'''

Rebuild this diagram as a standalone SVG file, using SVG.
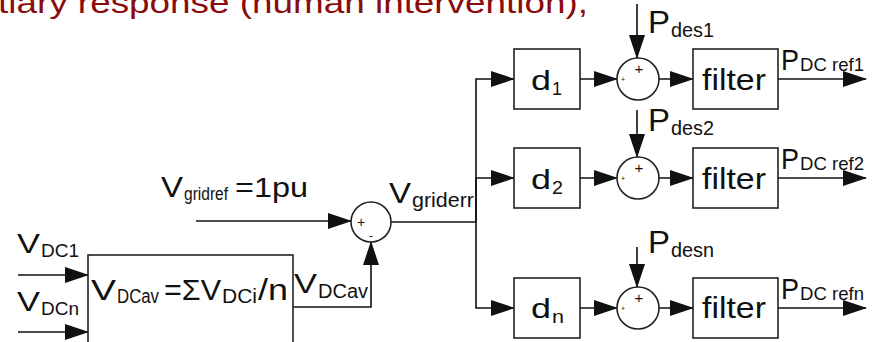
<svg xmlns="http://www.w3.org/2000/svg" width="874" height="342" viewBox="0 0 874 342">
<defs>
<style>
.t{font-family:"Liberation Sans",Arial,sans-serif;fill:#111}
.box{fill:#fff;stroke:#222;stroke-width:1.6}
.ln{fill:none;stroke:#111;stroke-width:1.6}
.arr{marker-end:url(#ah)}
.sg{font-family:"Liberation Sans",Arial,sans-serif;fill:#111;text-anchor:middle}
</style>
<marker id="ah" markerUnits="userSpaceOnUse" markerWidth="24" markerHeight="16" refX="23" refY="8" orient="auto">
<path d="M0,0 L24,8 L0,16 Z" fill="#111"/>
</marker>
</defs>
<rect width="874" height="342" fill="#fff"/>
<text x="-2" y="13" font-size="30" textLength="590" lengthAdjust="spacingAndGlyphs" style="font-family:'Liberation Sans',Arial,sans-serif;fill:#8b0c0c">tiary response (human intervention),</text>

<g id="connectors">
<line class="ln arr" x1="18" y1="275" x2="88" y2="275"/>
<line class="ln arr" x1="18" y1="332" x2="88" y2="332"/>
<line class="ln arr" x1="196" y1="221" x2="351" y2="221"/>
<polyline class="ln arr" points="293,307 371,307 371,242"/>
<line class="ln" x1="391" y1="222" x2="476" y2="222"/>
<polyline class="ln arr" points="476,222 476,79 514,79"/>
<polyline class="ln arr" points="476,222 476,178 514,178"/>
<polyline class="ln arr" points="476,222 476,308 514,308"/>
<line class="ln arr" x1="580" y1="79" x2="617" y2="79"/>
<line class="ln arr" x1="580" y1="178" x2="617" y2="178"/>
<line class="ln arr" x1="580" y1="308" x2="617" y2="308"/>
<line class="ln arr" x1="659" y1="79" x2="693" y2="79"/>
<line class="ln arr" x1="659" y1="178" x2="693" y2="178"/>
<line class="ln arr" x1="659" y1="308" x2="693" y2="308"/>
<line class="ln arr" x1="778" y1="79" x2="866" y2="79"/>
<line class="ln arr" x1="778" y1="178" x2="866" y2="178"/>
<line class="ln arr" x1="778" y1="308" x2="866" y2="308"/>
<line class="ln arr" x1="637" y1="4" x2="637" y2="58"/>
<line class="ln arr" x1="637" y1="110" x2="637" y2="157"/>
<line class="ln arr" x1="637" y1="247" x2="637" y2="287"/>
</g>

<g id="labels">
<g id="lbl-vdc1">
<text class="t" x="17" y="253" font-size="28" textLength="23" lengthAdjust="spacingAndGlyphs">V</text>
<text class="t" x="41" y="257" font-size="19" textLength="38" lengthAdjust="spacingAndGlyphs">DC1</text>
</g>
<g id="lbl-vdcn">
<text class="t" x="17" y="311" font-size="28" textLength="23" lengthAdjust="spacingAndGlyphs">V</text>
<text class="t" x="41" y="315" font-size="19" textLength="38" lengthAdjust="spacingAndGlyphs">DCn</text>
</g>
<g id="lbl-vgridref">
<text class="t" x="161" y="197" font-size="29" textLength="22" lengthAdjust="spacingAndGlyphs">V</text>
<text class="t" x="184" y="200" font-size="18" textLength="44" lengthAdjust="spacingAndGlyphs">gridref</text>
<text class="t" x="235" y="197" font-size="28" textLength="73" lengthAdjust="spacingAndGlyphs">=1pu</text>
</g>
<g id="lbl-vdcav">
<text class="t" x="294" y="293" font-size="28" textLength="23" lengthAdjust="spacingAndGlyphs">V</text>
<text class="t" x="318" y="298" font-size="20" textLength="50" lengthAdjust="spacingAndGlyphs">DCav</text>
</g>
<g id="lbl-vgriderr">
<text class="t" x="389" y="203" font-size="30" textLength="22" lengthAdjust="spacingAndGlyphs">V</text>
<text class="t" x="412" y="207" font-size="20" textLength="62" lengthAdjust="spacingAndGlyphs">griderr</text>
</g>
<g id="lbl-pdes">
<text class="t" x="648" y="33" font-size="32" textLength="22" lengthAdjust="spacingAndGlyphs">P</text>
<text class="t" x="671" y="37" font-size="21" textLength="43" lengthAdjust="spacingAndGlyphs">des1</text>
<text class="t" x="648" y="131" font-size="32" textLength="22" lengthAdjust="spacingAndGlyphs">P</text>
<text class="t" x="671" y="135" font-size="21" textLength="43" lengthAdjust="spacingAndGlyphs">des2</text>
<text class="t" x="648" y="253" font-size="32" textLength="22" lengthAdjust="spacingAndGlyphs">P</text>
<text class="t" x="671" y="257" font-size="21" textLength="43" lengthAdjust="spacingAndGlyphs">desn</text>
</g>
<g id="lbl-pdcref">
<text class="t" x="781" y="70" font-size="30" textLength="18" lengthAdjust="spacingAndGlyphs">P</text>
<text class="t" x="800" y="71" font-size="19" textLength="64" lengthAdjust="spacingAndGlyphs">DC ref1</text>
<text class="t" x="781" y="169" font-size="30" textLength="18" lengthAdjust="spacingAndGlyphs">P</text>
<text class="t" x="800" y="170" font-size="19" textLength="64" lengthAdjust="spacingAndGlyphs">DC ref2</text>
<text class="t" x="781" y="299" font-size="30" textLength="18" lengthAdjust="spacingAndGlyphs">P</text>
<text class="t" x="800" y="300" font-size="19" textLength="64" lengthAdjust="spacingAndGlyphs">DC refn</text>
</g>
</g>

<g id="avg-block">
<rect class="box" x="88" y="255" width="205" height="100"/>
<text class="t" x="91" y="300" font-size="30" textLength="25" lengthAdjust="spacingAndGlyphs">V</text>
<text class="t" x="117" y="303" font-size="20" textLength="42" lengthAdjust="spacingAndGlyphs">DCav</text>
<text class="t" x="164" y="300" font-size="30" textLength="57" lengthAdjust="spacingAndGlyphs">=ΣV</text>
<text class="t" x="222" y="303" font-size="20" textLength="35" lengthAdjust="spacingAndGlyphs">DCi</text>
<text class="t" x="258" y="300" font-size="30" textLength="30" lengthAdjust="spacingAndGlyphs">/n</text>
</g>

<g id="sum-grid">
<circle class="box" cx="371" cy="222" r="20"/>
<text class="sg" x="361" y="227" font-size="14">+</text>
<text class="sg" x="371" y="240" font-size="12">-</text>
</g>

<g id="d1"><rect class="box" x="514" y="49" width="66" height="60"/>
<text class="t" x="531" y="90" font-size="28" textLength="20" lengthAdjust="spacingAndGlyphs">d</text>
<text class="t" x="552" y="95" font-size="18" textLength="10" lengthAdjust="spacingAndGlyphs">1</text></g>
<g id="d2"><rect class="box" x="514" y="148" width="66" height="60"/>
<text class="t" x="531" y="189" font-size="28" textLength="20" lengthAdjust="spacingAndGlyphs">d</text>
<text class="t" x="552" y="194" font-size="18" textLength="11" lengthAdjust="spacingAndGlyphs">2</text></g>
<g id="dn"><rect class="box" x="514" y="278" width="66" height="60"/>
<text class="t" x="531" y="318" font-size="28" textLength="20" lengthAdjust="spacingAndGlyphs">d</text>
<text class="t" x="552" y="323" font-size="18" textLength="12" lengthAdjust="spacingAndGlyphs">n</text></g>

<g id="sum1"><circle class="box" cx="638" cy="79" r="21"/>
<text class="sg" x="639" y="74" font-size="15">+</text>
<text class="sg" x="623" y="82" font-size="7">+</text></g>
<g id="sum2"><circle class="box" cx="638" cy="178" r="21"/>
<text class="sg" x="639" y="173" font-size="15">+</text>
<text class="sg" x="623" y="181" font-size="7">+</text></g>
<g id="sumn"><circle class="box" cx="638" cy="308" r="21"/>
<text class="sg" x="639" y="303" font-size="15">+</text>
<text class="sg" x="623" y="311" font-size="7">+</text></g>

<g id="filter1"><rect class="box" x="693" y="49" width="85" height="60"/>
<text class="t" x="702" y="90" font-size="30" textLength="64" lengthAdjust="spacingAndGlyphs">filter</text></g>
<g id="filter2"><rect class="box" x="693" y="148" width="85" height="60"/>
<text class="t" x="702" y="189" font-size="30" textLength="64" lengthAdjust="spacingAndGlyphs">filter</text></g>
<g id="filtern"><rect class="box" x="693" y="278" width="85" height="60"/>
<text class="t" x="702" y="318" font-size="30" textLength="64" lengthAdjust="spacingAndGlyphs">filter</text></g>
</svg>
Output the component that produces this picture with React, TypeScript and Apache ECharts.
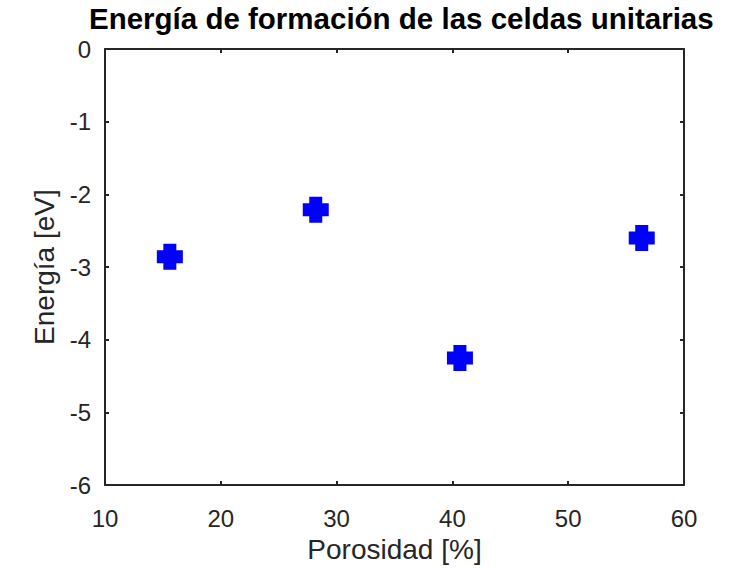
import React, { useEffect, useRef } from "react";
import * as echarts from "echarts";

const porosidad = [15.6, 28.2, 40.65, 56.35];
const energia = [-2.86, -2.21, -4.25, -2.6];
const xTicks = [10, 20, 30, 40, 50, 60];
const yTicks = [-6, -5, -4, -3, -2, -1, 0];

const titleText = "Energía de formación de las celdas unitarias";
const xName = "Porosidad [%]";
const yName = "Energía [eV]";

export default function App() {
  const ref = useRef<HTMLDivElement>(null);
  useEffect(() => {
    if (!ref.current) return;
    const chart = echarts.init(ref.current, null, { renderer: "svg" });
    const axisColor = "#262626";
    const font = "Liberation Sans, Arial, Helvetica, sans-serif";
    const lineStyle = { color: axisColor, width: 2 };
    chart.setOption({
      animation: false,
      backgroundColor: "#ffffff",
      textStyle: { fontFamily: font },
      title: {
        text: titleText,
        left: 84,
        top: -2,
        textStyle: { fontSize: 29.5, fontWeight: "bold", color: "#000", fontFamily: font },
      },
      grid: { left: 105, right: 59, top: 49, bottom: 79 },
      xAxis: [
        {
          type: "value",
          min: xTicks[0],
          max: xTicks[xTicks.length - 1],
          interval: 10,
          position: "bottom",
          name: xName,
          nameLocation: "middle",
          nameGap: 45,
          nameTextStyle: { fontSize: 28, color: axisColor, fontFamily: font },
          axisLine: { show: true, onZero: false, lineStyle },
          axisTick: { show: true, inside: true, length: 4, lineStyle },
          axisLabel: { fontSize: 24, color: axisColor, margin: 21, fontFamily: font },
          splitLine: { show: false },
        },
        {
          type: "value",
          min: xTicks[0],
          max: xTicks[xTicks.length - 1],
          interval: 10,
          position: "top",
          axisLine: { show: true, onZero: false, lineStyle },
          axisTick: { show: true, inside: true, length: 4, lineStyle },
          axisLabel: { show: false },
          splitLine: { show: false },
        },
      ],
      yAxis: [
        {
          type: "value",
          min: yTicks[0],
          max: yTicks[yTicks.length - 1],
          interval: 1,
          position: "left",
          name: yName,
          nameLocation: "middle",
          nameGap: 46,
          nameTextStyle: { fontSize: 28, color: axisColor, fontFamily: font },
          axisLine: { show: true, onZero: false, lineStyle },
          axisTick: { show: true, inside: true, length: 4, lineStyle },
          axisLabel: { fontSize: 24, color: axisColor, margin: 14, fontFamily: font },
          splitLine: { show: false },
        },
        {
          type: "value",
          min: yTicks[0],
          max: yTicks[yTicks.length - 1],
          interval: 1,
          position: "right",
          axisLine: { show: true, onZero: false, lineStyle },
          axisTick: { show: true, inside: true, length: 4, lineStyle },
          axisLabel: { show: false },
          splitLine: { show: false },
        },
      ],
      series: [
        {
          type: "scatter",
          xAxisIndex: 0,
          yAxisIndex: 0,
          data: porosidad.map((x, i) => [x, energia[i]]),
          symbol: "path://M1,0H3V1H4V3H3V4H1V3H0V1H1Z",
          symbolSize: 26,
          itemStyle: { color: "#0000ff", opacity: 1 },
        },
      ],
    });
    return () => chart.dispose();
  }, []);
  return (
    <div
      ref={ref}
      style={{ position: "fixed", left: 0, top: 0, width: 743, height: 568 }}
    />
  );
}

'''

## Problem
Only the lines from the top of the data through the line with "response (human intervention),</text>" should be quoted, exactly and with both ends kept; skip the pictures.

## Correct result
Rebuild this diagram as a standalone SVG file, using SVG.
<svg xmlns="http://www.w3.org/2000/svg" width="874" height="342" viewBox="0 0 874 342">
<defs>
<style>
.t{font-family:"Liberation Sans",Arial,sans-serif;fill:#111}
.box{fill:#fff;stroke:#222;stroke-width:1.6}
.ln{fill:none;stroke:#111;stroke-width:1.6}
.arr{marker-end:url(#ah)}
.sg{font-family:"Liberation Sans",Arial,sans-serif;fill:#111;text-anchor:middle}
</style>
<marker id="ah" markerUnits="userSpaceOnUse" markerWidth="24" markerHeight="16" refX="23" refY="8" orient="auto">
<path d="M0,0 L24,8 L0,16 Z" fill="#111"/>
</marker>
</defs>
<rect width="874" height="342" fill="#fff"/>
<text x="-2" y="13" font-size="30" textLength="590" lengthAdjust="spacingAndGlyphs" style="font-family:'Liberation Sans',Arial,sans-serif;fill:#8b0c0c">tiary response (human intervention),</text>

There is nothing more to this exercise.